What you are asked to do = Gather all lines with "code" from the records.

(Items from a data source)
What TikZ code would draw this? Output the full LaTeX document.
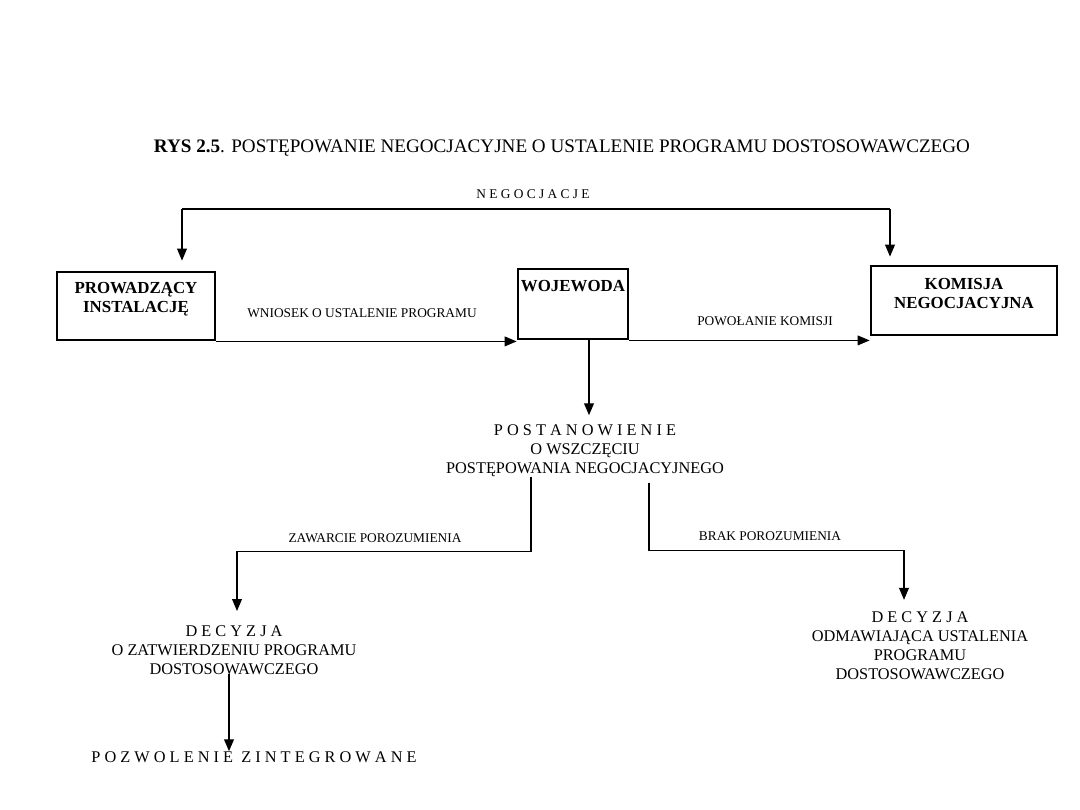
\documentclass[tikz,border=0pt]{standalone}
\usepackage{fontspec}
\setmainfont{Liberation Serif}
\usetikzlibrary{arrows.meta,positioning}

\begin{document}
\begin{tikzpicture}[
    x=0.025cm, y=-0.025cm,
    box/.style={draw, line width=2pt, inner sep=0pt},
    boxtext/.style={font=\bfseries\fontsize{12}{13.5}\selectfont, align=center, anchor=north, inner sep=0pt},
    doc/.style={font=\fontsize{11.6}{13.5}\selectfont, align=center, anchor=north, inner sep=0pt},
    lbl/.style={font=\fontsize{9.5}{11}\selectfont, inner sep=0pt},
    conn/.style={line width=0.8pt},
    arrow/.style={conn, -{Triangle[length=8.5pt, width=7pt]}}
]
\useasboundingbox (0,0) rectangle (1080,810);
\node[font=\fontsize{13.6}{16}\selectfont, inner sep=0pt] (title) at (562,148) {{\bfseries RYS 2.5}. POSTĘPOWANIE NEGOCJACYJNE O USTALENIE PROGRAMU DOSTOSOWAWCZEGO};

% boxes
\node[box, minimum width=3.95cm, minimum height=1.7cm] (prow) at (136,306) {};
\node[box, minimum width=2.75cm, minimum height=1.75cm] (woj) at (573,304) {};
\node[box, minimum width=4.65cm, minimum height=1.725cm] (kom) at (964,300.5) {};
\node[boxtext] (prowtxt) at (136,282) {PROWADZĄCY\\INSTALACJĘ};
\node[boxtext] (wojtxt) at (573,280) {WOJEWODA};
\node[boxtext] (komtxt) at (964,278) {KOMISJA\\NEGOCJACYJNA};

% negocjacje
\coordinate (negL) at (182,209);
\coordinate (negR) at (890,209);
\node[lbl] (neg) at (533,194) {N E G O C J A C J E};
\draw[conn] (negL) -- (negR);
\draw[arrow, shorten >=0.25cm] (negL) -- (negL |- prow.north);
\draw[arrow, shorten >=0.2cm] (negR) -- (negR |- kom.north);

% wniosek, powolanie
\draw[arrow] (prow.south east) -- (prow.south east -| woj.west);
\node[lbl] (wniosek) at (362,313) {WNIOSEK O USTALENIE PROGRAMU};
\draw[arrow] (woj.south east) -- (woj.south east -| kom.west);
\node[lbl] (powol) at (765,321) {POWOŁANIE KOMISJI};

% postanowienie
\node[doc] (post) at (585,424) {P O S T A N O W I E N I E\\O WSZCZĘCIU\\POSTĘPOWANIA NEGOCJACYJNEGO};
\coordinate (wojout) at (589,339);
\draw[arrow, line width=1pt, shorten >=0.22cm] (wojout) -- (wojout |- post.north);

% decyzje
\node[doc] (decL) at (234,625) {D E C Y Z J A\\O ZATWIERDZENIU PROGRAMU\\DOSTOSOWAWCZEGO};
\node[doc] (decR) at (920,611) {D E C Y Z J A\\ODMAWIAJĄCA USTALENIA\\PROGRAMU\\DOSTOSOWAWCZEGO};
\draw[arrow, shorten >=0.35cm] ([xshift=-1.35cm]post.south) -- ++(0,75) -| ([xshift=0.075cm]decL.north);
\node[lbl] (zaw) at (375,538) {ZAWARCIE POROZUMIENIA};
\draw[arrow, shorten >=0.28cm] ([xshift=1.6cm, yshift=-0.15cm]post.south) -- ++(0,68) -| ([xshift=-0.4cm]decR.north);
\node[lbl] (brak) at (770,536) {BRAK POROZUMIENIA};

% pozwolenie
\node[doc, anchor=center] (pozw) at (254,757) {P O Z W O L E N I E \ Z I N T E G R O W A N E};
\coordinate (decout) at (229,674);
\draw[arrow, line width=1pt] (decout) -- (decout |- pozw.north);
\end{tikzpicture}
\end{document}
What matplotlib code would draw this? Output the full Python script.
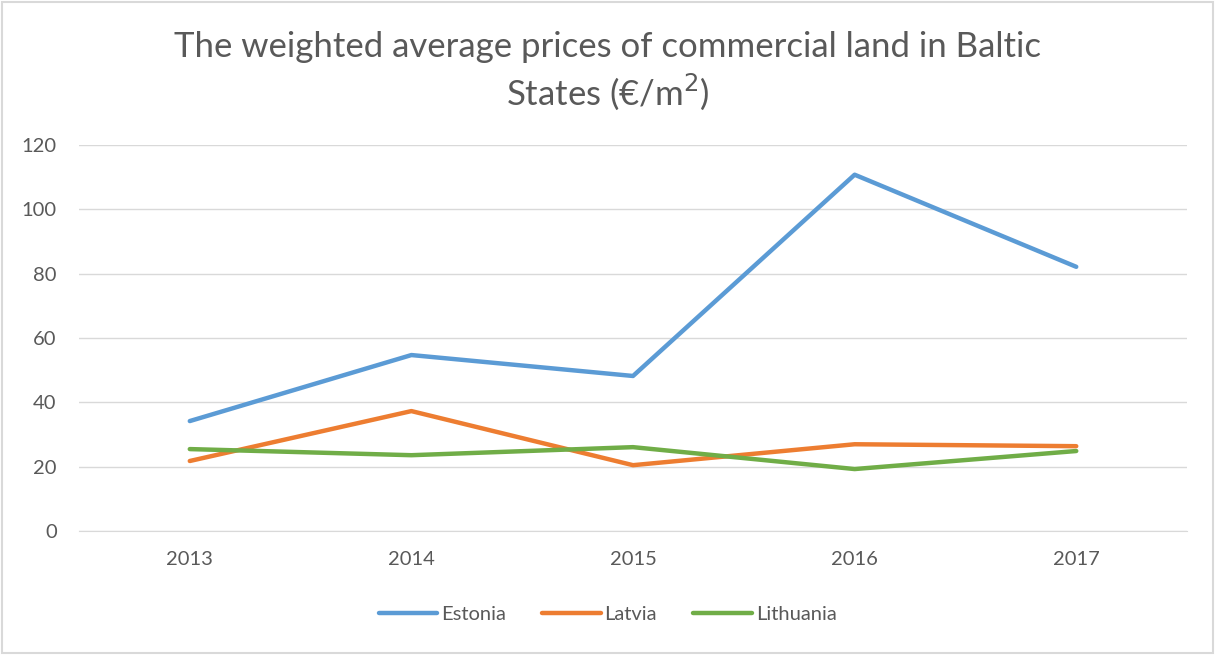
import matplotlib.pyplot as plt
from matplotlib.patches import Rectangle

plt.rcParams['font.family'] = ['Lato', 'DejaVu Sans']

# === Data ===
years = ['2013', '2014', '2015', '2016', '2017']
estonia = [34.2, 54.7, 48.2, 110.7, 82.1]
latvia = [21.8, 37.3, 20.5, 27.0, 26.4]
lithuania = [25.5, 23.6, 26.1, 19.3, 24.9]

grey = '#595959'

fig = plt.figure(figsize=(12.15, 6.55), dpi=100)
ax = fig.add_axes([0.065, 0.189, 0.912, 0.590])

x = range(len(years))
ax.plot(x, estonia, color='#5B9BD5', lw=3.2, label='Estonia', solid_capstyle='round')
ax.plot(x, latvia, color='#ED7D31', lw=3.2, label='Latvia', solid_capstyle='round')
ax.plot(x, lithuania, color='#70AD47', lw=3.2, label='Lithuania', solid_capstyle='round')

ax.set_xlim(-0.5, len(years) - 0.5)
ax.set_ylim(0, 120)
ax.set_yticks(range(0, 121, 20))
ax.set_xticks(list(x))
ax.set_xticklabels(years)
ax.grid(axis='y', color='#D9D9D9', lw=1)
ax.set_axisbelow(True)
for side in ['top', 'right', 'left']:
    ax.spines[side].set_visible(False)
ax.spines['bottom'].set_color('#D9D9D9')
ax.tick_params(length=0, labelsize=14.5, colors=grey, pad=14)
ax.tick_params(axis='y', pad=16)

fig.text(0.5, 0.953, 'The weighted average prices of commercial land in Baltic\nStates (€/m$^2$)',
         ha='center', va='top', fontsize=25, color=grey, linespacing=1.25)

fig.legend(loc='center', bbox_to_anchor=(0.5, 0.062), ncol=3, frameon=False,
           fontsize=14.5, labelcolor=grey, handlelength=2.9, handletextpad=0.2,
           columnspacing=1.8)

# outer border
fig.patches.append(Rectangle((0.002, 0.003), 0.996, 0.994, transform=fig.transFigure,
                             fill=False, edgecolor='#D9D9D9', lw=1.5))

fig.savefig('out.png', dpi=100)
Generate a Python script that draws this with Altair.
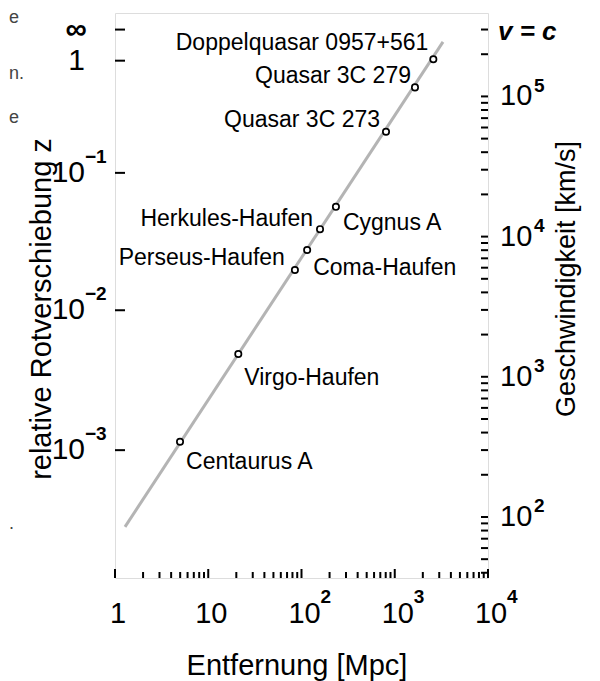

Solution =
What TikZ code would draw this? Output the full LaTeX document.
What matplotlib code would draw this? Output the full Python script.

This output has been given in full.